Do this:
Restate the material word for word and leave out anything that is a picture.

-----

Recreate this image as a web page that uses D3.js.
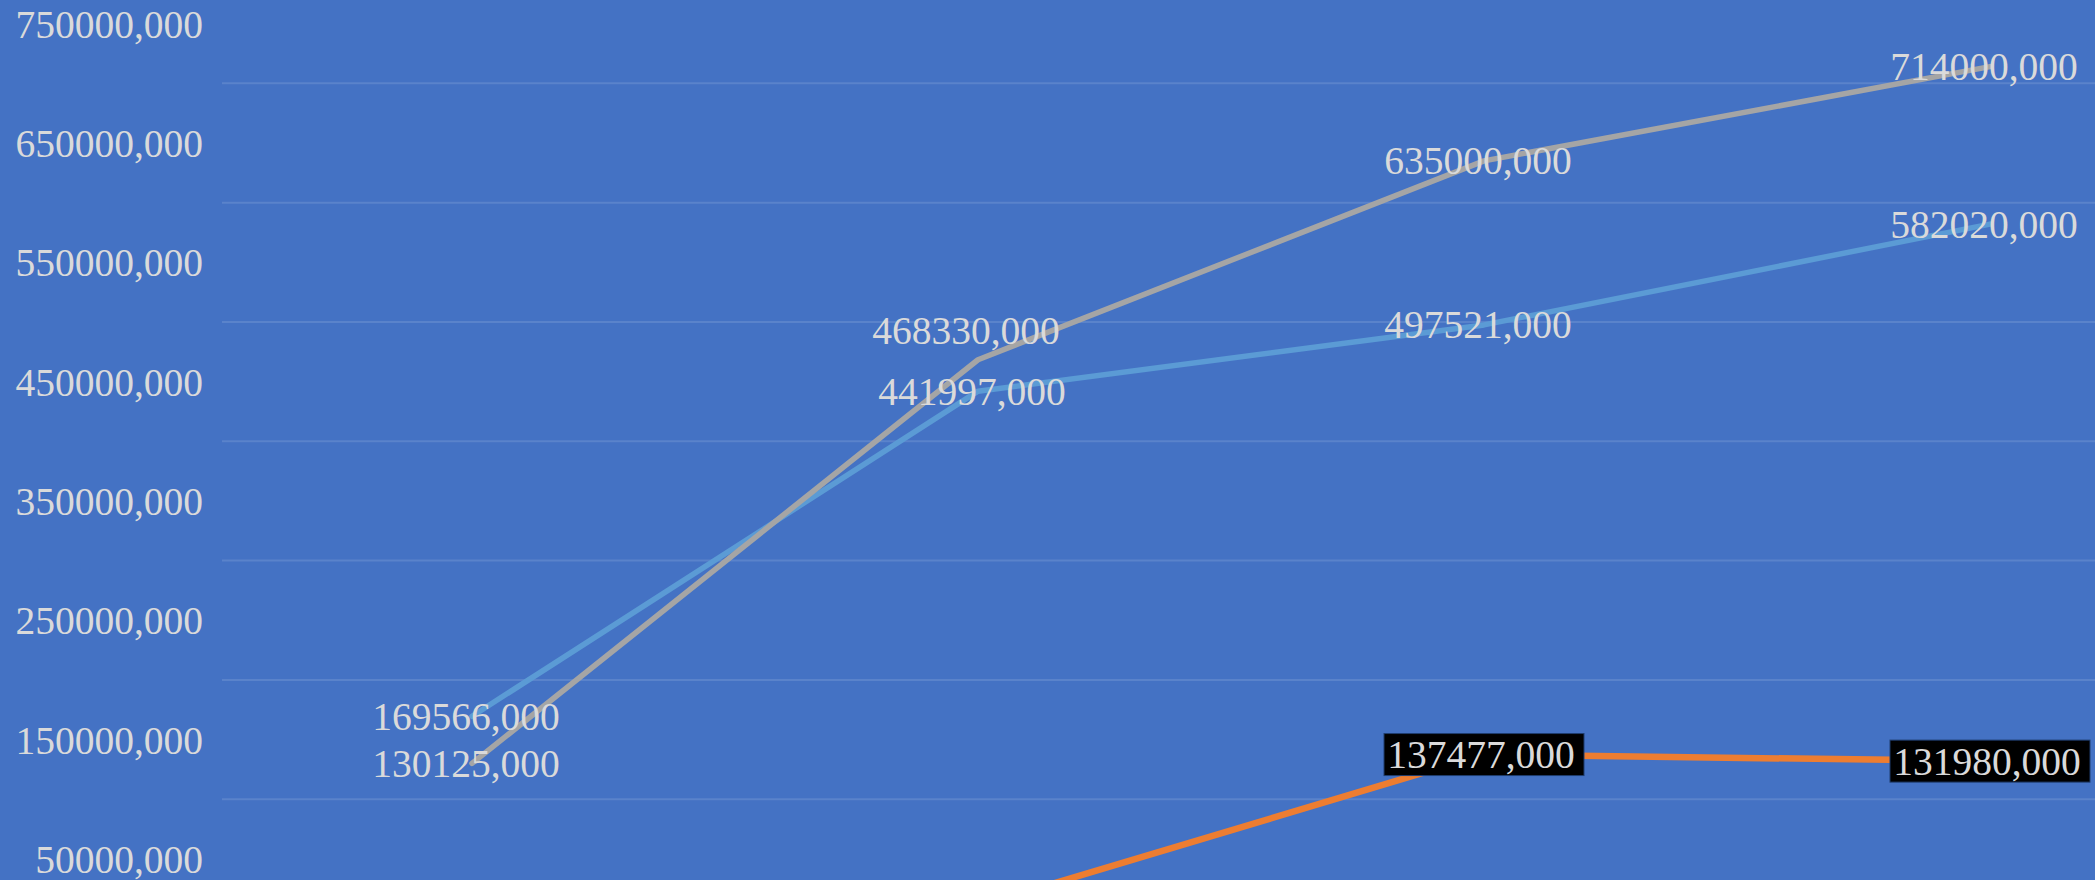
<!DOCTYPE html>
<html>
<head>
<meta charset="utf-8">
<script src="https://cdn.jsdelivr.net/npm/d3@7/dist/d3.min.js"></script>
<style>
  html, body { margin: 0; padding: 0; background: #4472C4; overflow: hidden; }
  svg { display: block; }
</style>
</head>
<body>
<svg id="chart" width="2095" height="880"></svg>
<script>
// ---- data ----
const categories = ["P1", "P2", "P3", "P4"];
const seriesBlue   = [169566000, 441997000, 497521000, 582020000];
const seriesOrange = [9000000, 10500000, 137477000, 131980000];
const seriesGray   = [130125000, 468330000, 635000000, 714000000];
const axisLabelValues = [50000000, 150000000, 250000000, 350000000, 450000000, 550000000, 650000000, 750000000];
const gridValues = [100000000, 200000000, 300000000, 400000000, 500000000, 600000000, 700000000];

// ---- setup ----
const W = 2095, H = 880;
const svg = d3.select("#chart");
const FONT = "'Liberation Serif', 'Times New Roman', serif";
const TEXT = "#dadada";
const FS = 39.5;

svg.append("rect").attr("width", W).attr("height", H).attr("fill", "#4472C4");

const x = d3.scalePoint().domain(categories).range([219, 2243]).padding(0.5);
const y = d3.scaleLinear().domain([0, 700000000]).range([918.6, 83.3]);

const fmt = v => {
  const s = String(Math.round(v));
  return s.slice(0, s.length - 3) + "," + s.slice(-3);
};

// gridlines
svg.append("g").selectAll("line").data(gridValues).join("line")
  .attr("x1", 222).attr("x2", W)
  .attr("y1", d => y(d)).attr("y2", d => y(d))
  .attr("stroke", "rgba(255,255,255,0.12)").attr("stroke-width", 2);

// y axis labels
const yAxis = d3.axisLeft(y).tickValues(axisLabelValues).tickFormat(fmt).tickSize(0).tickPadding(0);
const gy = svg.append("g").attr("transform", "translate(203,0)").call(yAxis);
gy.select(".domain").remove();
gy.selectAll("text")
  .attr("fill", TEXT).attr("font-family", FONT).attr("font-size", FS)
  .attr("dy", "0.34em");

// lines
const line = d3.line().x((d, i) => x(categories[i])).y(d => y(d));
const series = [
  { name: "blue", values: seriesBlue, color: "#5B9BD5", boxed: false, width: 5.5 },
  { name: "orange", values: seriesOrange, color: "#ED7D31", boxed: true, width: 6.5 },
  { name: "gray", values: seriesGray, color: "#A5A5A5", boxed: false, width: 5.5 }
];
series.forEach(s => {
  svg.append("path").datum(s.values)
    .attr("d", line).attr("fill", "none")
    .attr("stroke", s.color).attr("stroke-width", s.width)
    .attr("stroke-linejoin", "round").attr("stroke-linecap", "round");
});

// labels with simple overlap shifting
const labels = [];
series.forEach(s => s.values.forEach((v, i) => {
  labels.push({ s, i, v, x: x(categories[i]) - 6, y: y(v) });
}));
const MINGAP = 46;
categories.forEach((c, i) => {
  const group = labels.filter(l => l.i === i && !l.s.boxed).sort((a, b) => b.y - a.y);
  for (let k = 1; k < group.length; k++) {
    const lower = group[k - 1], upper = group[k];
    const d = lower.y - upper.y;
    if (d < MINGAP) { upper.y = lower.y - (2 * MINGAP - d); upper.x -= 6; }
  }
});

const lg = svg.append("g");
labels.forEach(l => {
  if (l.y > H - 10) return; // outside the visible plot
  if (l.s.boxed) {
    const cx = x(categories[l.i]);
    lg.append("rect")
      .attr("x", cx - 100).attr("y", l.y - 21)
      .attr("width", 200).attr("height", 42)
      .attr("fill", "#000").attr("stroke", "#1f3d6e").attr("stroke-width", 1);
    lg.append("text")
      .attr("x", cx - 3).attr("y", l.y).attr("dy", "0.34em")
      .attr("text-anchor", "middle")
      .attr("fill", TEXT).attr("font-family", FONT).attr("font-size", FS)
      .text(fmt(l.v));
  } else {
    lg.append("text")
      .attr("x", l.x).attr("y", l.y).attr("dy", "0.34em")
      .attr("text-anchor", "middle")
      .attr("fill", TEXT).attr("font-family", FONT).attr("font-size", FS)
      .text(fmt(l.v));
  }
});
</script>
</body>
</html>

-----

Expected answer:
Recreate this image as a web page that uses D3.js.
<!DOCTYPE html>
<html>
<head>
<meta charset="utf-8">
<script src="https://cdn.jsdelivr.net/npm/d3@7/dist/d3.min.js"></script>
<style>
  html, body { margin: 0; padding: 0; background: #4472C4; overflow: hidden; }
  svg { display: block; }
</style>
</head>
<body>
<svg id="chart" width="2095" height="880"></svg>
<script>
// ---- data ----
const categories = ["P1", "P2", "P3", "P4"];
const seriesBlue   = [169566000, 441997000, 497521000, 582020000];
const seriesOrange = [9000000, 10500000, 137477000, 131980000];
const seriesGray   = [130125000, 468330000, 635000000, 714000000];
const axisLabelValues = [50000000, 150000000, 250000000, 350000000, 450000000, 550000000, 650000000, 750000000];
const gridValues = [100000000, 200000000, 300000000, 400000000, 500000000, 600000000, 700000000];

// ---- setup ----
const W = 2095, H = 880;
const svg = d3.select("#chart");
const FONT = "'Liberation Serif', 'Times New Roman', serif";
const TEXT = "#dadada";
const FS = 39.5;

svg.append("rect").attr("width", W).attr("height", H).attr("fill", "#4472C4");

const x = d3.scalePoint().domain(categories).range([219, 2243]).padding(0.5);
const y = d3.scaleLinear().domain([0, 700000000]).range([918.6, 83.3]);

const fmt = v => {
  const s = String(Math.round(v));
  return s.slice(0, s.length - 3) + "," + s.slice(-3);
};

// gridlines
svg.append("g").selectAll("line").data(gridValues).join("line")
  .attr("x1", 222).attr("x2", W)
  .attr("y1", d => y(d)).attr("y2", d => y(d))
  .attr("stroke", "rgba(255,255,255,0.12)").attr("stroke-width", 2);

// y axis labels
const yAxis = d3.axisLeft(y).tickValues(axisLabelValues).tickFormat(fmt).tickSize(0).tickPadding(0);
const gy = svg.append("g").attr("transform", "translate(203,0)").call(yAxis);
gy.select(".domain").remove();
gy.selectAll("text")
  .attr("fill", TEXT).attr("font-family", FONT).attr("font-size", FS)
  .attr("dy", "0.34em");

// lines
const line = d3.line().x((d, i) => x(categories[i])).y(d => y(d));
const series = [
  { name: "blue", values: seriesBlue, color: "#5B9BD5", boxed: false, width: 5.5 },
  { name: "orange", values: seriesOrange, color: "#ED7D31", boxed: true, width: 6.5 },
  { name: "gray", values: seriesGray, color: "#A5A5A5", boxed: false, width: 5.5 }
];
series.forEach(s => {
  svg.append("path").datum(s.values)
    .attr("d", line).attr("fill", "none")
    .attr("stroke", s.color).attr("stroke-width", s.width)
    .attr("stroke-linejoin", "round").attr("stroke-linecap", "round");
});

// labels with simple overlap shifting
const labels = [];
series.forEach(s => s.values.forEach((v, i) => {
  labels.push({ s, i, v, x: x(categories[i]) - 6, y: y(v) });
}));
const MINGAP = 46;
categories.forEach((c, i) => {
  const group = labels.filter(l => l.i === i && !l.s.boxed).sort((a, b) => b.y - a.y);
  for (let k = 1; k < group.length; k++) {
    const lower = group[k - 1], upper = group[k];
    const d = lower.y - upper.y;
    if (d < MINGAP) { upper.y = lower.y - (2 * MINGAP - d); upper.x -= 6; }
  }
});

const lg = svg.append("g");
labels.forEach(l => {
  if (l.y > H - 10) return; // outside the visible plot
  if (l.s.boxed) {
    const cx = x(categories[l.i]);
    lg.append("rect")
      .attr("x", cx - 100).attr("y", l.y - 21)
      .attr("width", 200).attr("height", 42)
      .attr("fill", "#000").attr("stroke", "#1f3d6e").attr("stroke-width", 1);
    lg.append("text")
      .attr("x", cx - 3).attr("y", l.y).attr("dy", "0.34em")
      .attr("text-anchor", "middle")
      .attr("fill", TEXT).attr("font-family", FONT).attr("font-size", FS)
      .text(fmt(l.v));
  } else {
    lg.append("text")
      .attr("x", l.x).attr("y", l.y).attr("dy", "0.34em")
      .attr("text-anchor", "middle")
      .attr("fill", TEXT).attr("font-family", FONT).attr("font-size", FS)
      .text(fmt(l.v));
  }
});
</script>
</body>
</html>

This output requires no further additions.